・上田市と青木村は、信濃公害研究所に委託して各々の地区内で散布後のフェニトロチオンの気中濃度を測定したが、検出限界の0.05μg/m3以下であった。
私達(孫ら、2009)も長野県駒ケ根市の山林で昨年6月10日にスミパインMCが有人ヘリコプターで同様に散布された時に、散布された松林内の林床部と周辺地域で検出限界0.02μg/m3、回収率108%という分析条件で散布最中の気中濃度を測定したが、いずれも検出限界以下であった。
MC(マイクロカプセル)製剤の特徴として、ヘリコプターのいわゆるダウンウオッシュと呼ばれる下降気流によって散布された薬剤が樹冠部に到達する割合が高いだけでなく、長野県の山林のように樹高が高く、うっ閉率が高い(逆に言えば開空度が小さい)松林では、薬剤は枝葉に付着して捕捉される割合が高く、林床部に落下したり周辺地域に飛散する割合は想像する以上に低い。
環境省が設定した生活環境中のフェニトロチオンの気中濃度の評価値は10μg/m3なので、それよりも200分の1以下、又は500分の1以下の濃度で急性的な毒性影響がでることは考えられない。
個体レベルの毒性作用発現には閾値があるというのは、毒性学の基礎である。
体調不良の原因は別にあると考えるべきである。
一方、無人ヘリコプターによるマツグリーン液剤2の散布は、6月23日~24日と7月17日に上室賀地区(5ha)で、6月24日と7月19日に武石小山地区(5ha)で行われた。
マツグリーン液剤2(有効成分アセタミプリド2%)は10倍希釈液が40ml/ha散布されたので、有効成分量に直すと、アセタミプリド0.0008g/m2に相当する。
農業用に使用されるモスピラン水溶剤(有効成分アセタミプリド20%)は、2,000~4,000倍希釈液を200~700ml/10アール散布だから、有効成分量に直すと0.001g~0.007g/m2に相当する。
従って、散布面積当り有効成分量で比較すると、松林に散布されたマツグリーン液剤2は、農業用の場合とほぼ同じ程度か、より少ないと言える。
散布された方法は異なるが、私達(市川ら、2008年)が群馬県で2年にわたって実施したマツグリーン液剤2の飛散調査でも、周辺地域へのアセタミプリドの飛散は認められていない。
この薬剤は蒸気圧(<1×10-6Pa/25℃)が低いので、通常はガス化して気体として飛散することも考えられない。

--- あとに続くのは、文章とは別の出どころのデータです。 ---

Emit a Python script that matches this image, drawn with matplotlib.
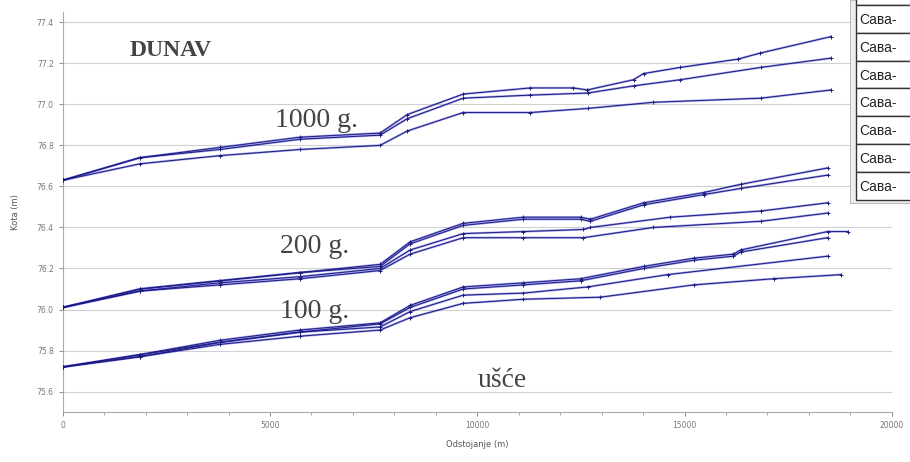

日本テレビの報道番組「真相報道バンキシャ」は、持ち込まれた嘘の情報(岐阜県の裏金問題)の真偽を確認せずに報道してしまったことについて、放送倫理・番組向上機構(BPO)の放送倫理検証委員会の勧告に従って、8月23日に番組内で誤報検証結果の要旨を放送し、幹部が謝罪もした。
今回のNHKテレビの「クローズアップ現代」が流した視聴者に事実と異なる印象を与えた映像が、BPOへの提訴に値する行為であったかどうかは意見がわかれるところだろうが、影響の大きい番組なだけに、編集責任者の注意を喚起することぐらいは必要かもしれない。
runより:要約すると急性中毒を取り上げ、化学物質過敏症に触れてないと筆者は語ったと思われます。
>体調不良の原因は別にあると考えるべきである。